The World’s Game at Starfire Sports

This summer, the greater Seattle region will host visitors from around the globe for the FIFA World Cup. For Tukwila, the moment feels especially fitting. Soccer has long played a major role in the city’s culture, anchored by Starfire Sports and its reputation as a premier soccer destination in the Pacific Northwest.

Since opening in 2003, the 54-acre complex has drawn everyone from first-time youth players to professional athletes. Last year alone, Starfire welcomed more than 1.2 million visitors, including over 70,000 children who participated in sports programs hosted at the facility.

“It’s really special when you can see little kids start training here at six, seven, eight years old, and then you read about them playing at some of our local universities,” Starfire Sports President and CEO Eric Olmstead said.

Starfire is one of the few places in the region that is home to soccer at every level: youth clubs, semi-pro, recreational adult leagues, college tournaments, and professional training all share the same complex. On any given day, young players might finish a tournament game while professional athletes train just a few fields away.

“I come here around two times a month to play with EPD, Elite Player Development,” a young Starfire athlete named Jameson told us. “Although it’s a little more intimidating playing with a lot better players, it grows me, not just as a player, but as a person too, just being surrounded by really good players and really good coaches.”

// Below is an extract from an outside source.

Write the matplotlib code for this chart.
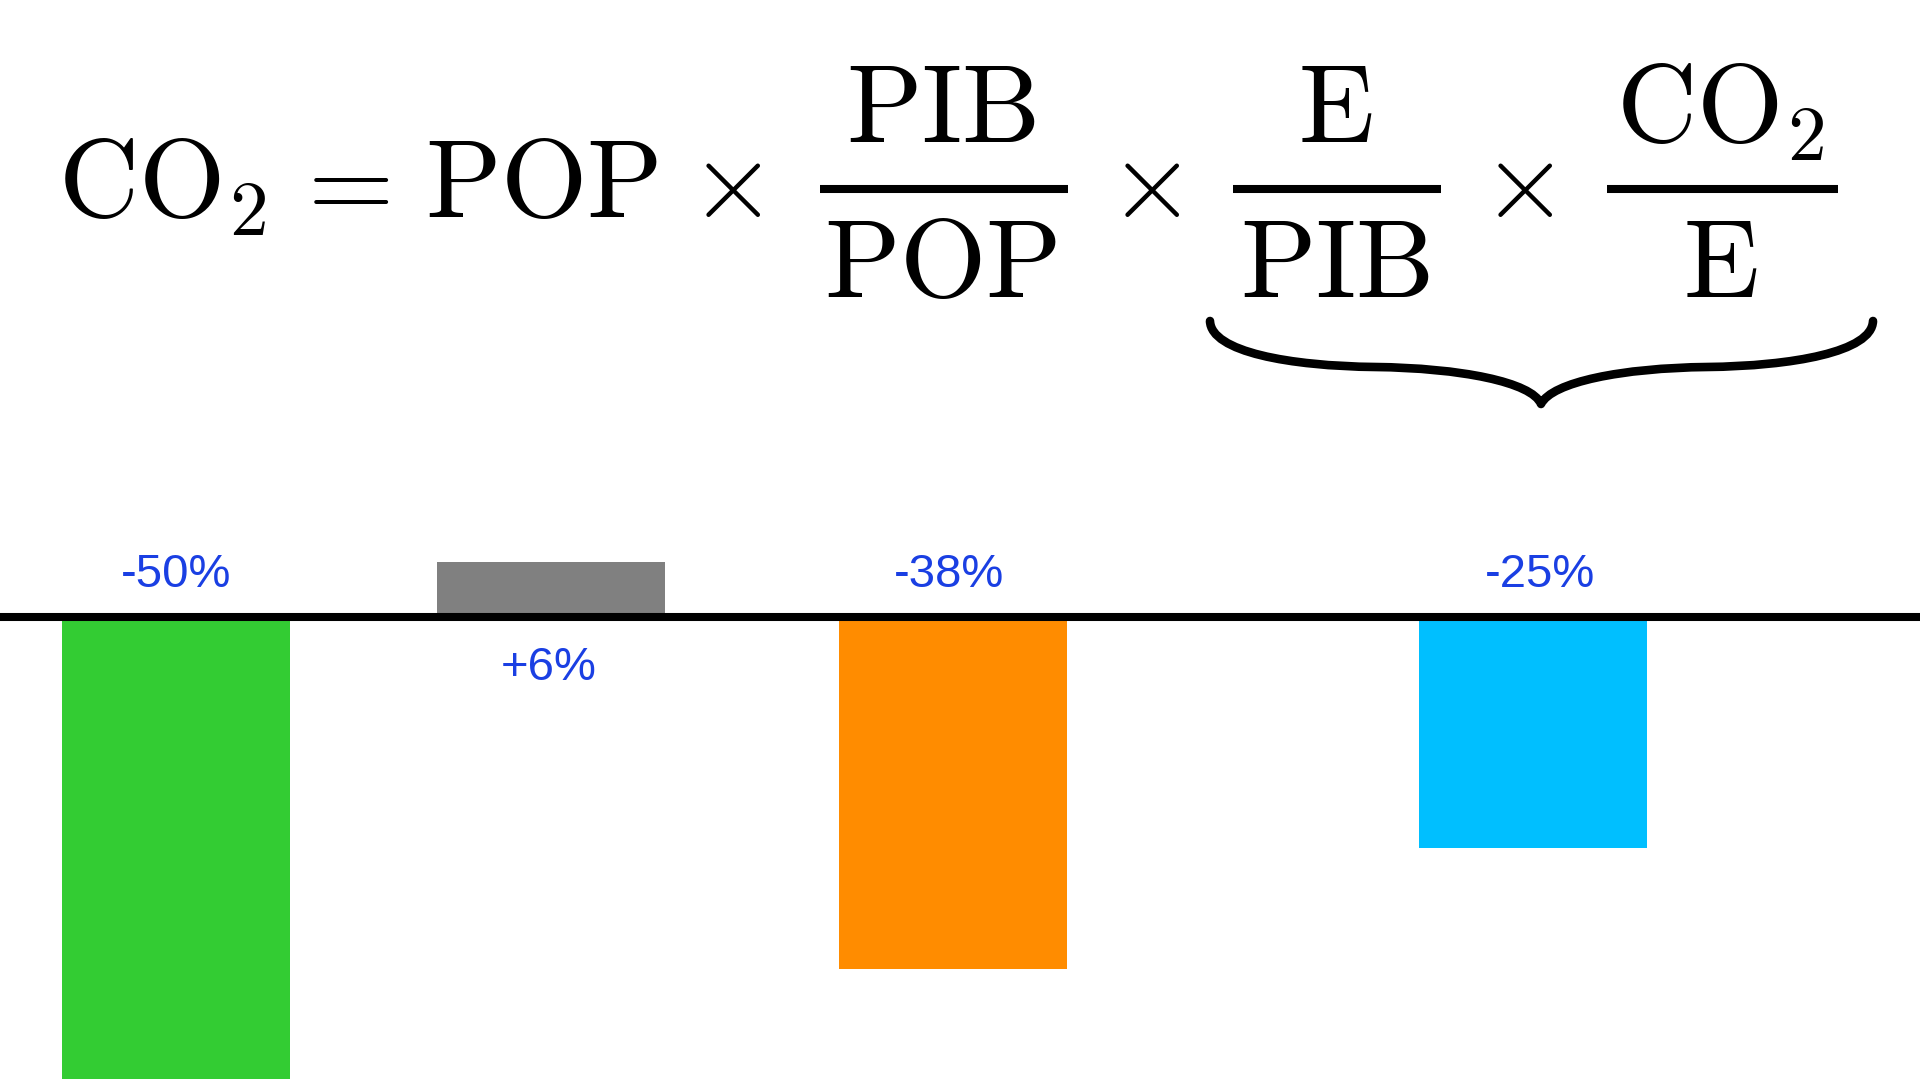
import matplotlib
matplotlib.use("Agg")
import matplotlib.pyplot as plt
from matplotlib.path import Path
from matplotlib.patches import PathPatch

# data
facteurs = ["POP", "PIB/POP", "E/PIB", "CO2/E"]
variations = [-50, 6, -38, -25]
etiquettes = ["-50%", "+6%", "-38%", "-25%"]
couleurs = ["#33cc33", "#808080", "#ff8c00", "#00bfff"]

# positions along x (pixel-like units, 0..1920)
x_pos = [176, 551, 953, 1533]
x_lab = [176, 549, 949, 1540]

plt.rcParams['mathtext.fontset'] = 'cm'
plt.rcParams['font.family'] = ['Liberation Sans', 'DejaVu Sans']

W, H = 1920, 1079
fig = plt.figure(figsize=(W / 100, H / 100), dpi=100)
fig.patch.set_facecolor('white')

# bar chart: zero line at y=617 px from top, 9.25 px per percent
px_per_pct = 9.25
y0 = 617
ax = fig.add_axes([0, 0, 1, 1])
ax.bar(x_pos, variations, width=228, color=couleurs, zorder=2)
ax.axhline(0, color='black', lw=5.8, zorder=3)
for x, v, lab in zip(x_lab, variations, etiquettes):
    off = 30.5 if v < 0 else -36.5
    ax.annotate(lab, (x, 0), xytext=(0, off), textcoords='offset points',
                ha='center', va='center', fontsize=34, color='#1a3fe3')
ax.set_xlim(0, W)
ax.set_ylim(-(H - y0) / px_per_pct, y0 / px_per_pct)
ax.axis('off')

# formula overlay in pixel coordinates
axf = fig.add_axes([0, 0, 1, 1])
axf.set_xlim(0, W)
axf.set_ylim(H, 0)
axf.axis('off')
axf.patch.set_alpha(0)

fs = 80
base = 217
num_base = 142
den_base = 297
bar_y = 189

axf.text(162, base, r'$\mathrm{CO}_2$', ha='center', va='baseline', fontsize=fs)
axf.text(339, base, r'$=$', ha='center', va='baseline', fontsize=fs)
axf.text(542, base, r'$\mathrm{POP}$', ha='center', va='baseline', fontsize=fs)
for xc in [725, 1144, 1517]:
    axf.text(xc, base, r'$\times$', ha='center', va='baseline', fontsize=fs)

fractions = [
    (941, 820, 1068, r'$\mathrm{PIB}$', r'$\mathrm{POP}$'),
    (1335, 1233, 1441, r'$\mathrm{E}$', r'$\mathrm{PIB}$'),
    (1720, 1607, 1838, r'$\mathrm{CO}_2$', r'$\mathrm{E}$'),
]
for xc, x1, x2, num, den in fractions:
    axf.text(xc, num_base, num, ha='center', va='baseline', fontsize=fs)
    axf.text(xc, den_base, den, ha='center', va='baseline', fontsize=fs)
    axf.plot([x1, x2], [bar_y, bar_y], color='black', lw=5.8, solid_capstyle='butt')

# curly brace under the last two factors
verts = [
    (1210, 321),
    (1211, 352), (1290, 366), (1375, 367),
    (1460, 368), (1532, 382), (1541, 404),
    (1552, 382), (1622, 368), (1707, 367),
    (1792, 366), (1872, 352), (1873, 321),
]
codes = [Path.MOVETO] + [Path.CURVE4] * 12
brace = PathPatch(Path(verts, codes), facecolor='none', edgecolor='black',
                  lw=6.2, capstyle='round', joinstyle='round')
axf.add_patch(brace)

fig.savefig('out.png', dpi=100, facecolor='white')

Jameson’s parents make the two-hour drive to the facility so he can train alongside stronger competition.

“It’s so crazy to think about players in the World Cup grew up and played in Washington, the place that I’m playing now, and knowing that I could be there someday if I worked hard enough,” Jameson said.

That feeling is familiar to players who came through Starfire years earlier, including Seattle Sounders forward Jordan Morris.

“It was a big deal, because you were playing on that stadium field, and as a kid, that stadium felt massive,” Morris told The Seattle Times while reflecting on his youth soccer days at Starfire with Eastside FC.

Today, Morris is one of the most recognizable Seattle-born homegrown players in Major League Soccer. Alongside Sounders midfielder Cristian Roldan, he represents the kind of local-to-global pathway young players at Starfire get to see firsthand.

“One of the most unique things was to watch Cristian Roldan,” Olmstead said. “He started his collegiate career at UW, and then ended up training out here with the Sounders when they used this as their training facility, and now is playing for the US Men’s National Team.”

For years, the Seattle Sounders used Starfire as their training headquarters before moving into a new facility in 2024 in nearby Renton. Today, NWSL’s Seattle Reign FC trains there, maintaining the complex’s longstanding connection to the professional game. That proximity to greatness left an impression on Seattle Reign midfielder Sally Menti long before she became a professional player herself.

“I grew up playing tournaments at Starfire, where we train now,” Seattle Reign FC midfielder Sally Menti told The Seattle Times. “But I definitely have memories of seeing the Sounders guys walk by, and just being like, what the heck, I’m about to play in my U10 scrimmage, and the Sounders are training right next door.”

Now she finds herself on the other side of that same dynamic.

“When girls see Jess Fishlock walking by, they all freak out,” Menti told The Seattle Times. “It’s cool that girls get to see us because I know what I felt when I got to see the Sounders.”

Over time, Starfire has come to feel less like a sports complex and more like a place where players can see the next level of the game up close.

“That’s one thing I think is really unique about Starfire, is that it does create a championship atmosphere,” University of Washington Men’s Soccer Midfielder Conner Lofy said. “Every time I played at Starfire, I knew I was playing in a big game, in an incredible atmosphere. Even at a young age, it was a great experience into what playing at a higher level could look like.”

The facility’s role in that atmosphere is closely tied to its origins. Starfire was developed in partnership with the City of Tukwila, which saw the complex as a long-term investment in community recreation and youth development. That public-private foundation helped shape what the site has become today: a civic asset as much as an athletic one, built to serve both local residents and the wider soccer community.

“Tukwila is one of the most diverse communities in the state, and we have set up Starfire to be a safe and welcoming place for everyone,” Olmstead said.

That sense of place matters as the region prepares for a global moment. This summer, FIFA World Cup matches arrive at Lumen Field, which will bring international attention to a soccer landscape that has been building steadily for decades. 

The City of Tukwila will be marking the occasion with a series of events and public programming throughout the tournament, inviting residents and visitors to take part in the celebration beyond the stadium. 

And while the World Cup itself only lasts about a month, the love of soccer in Tukwila will continue long after the final whistle sounds. At Starfire, players of all skill levels carry forward the same sense of possibility that has drawn generations to the complex, where the next chapter is already taking shape.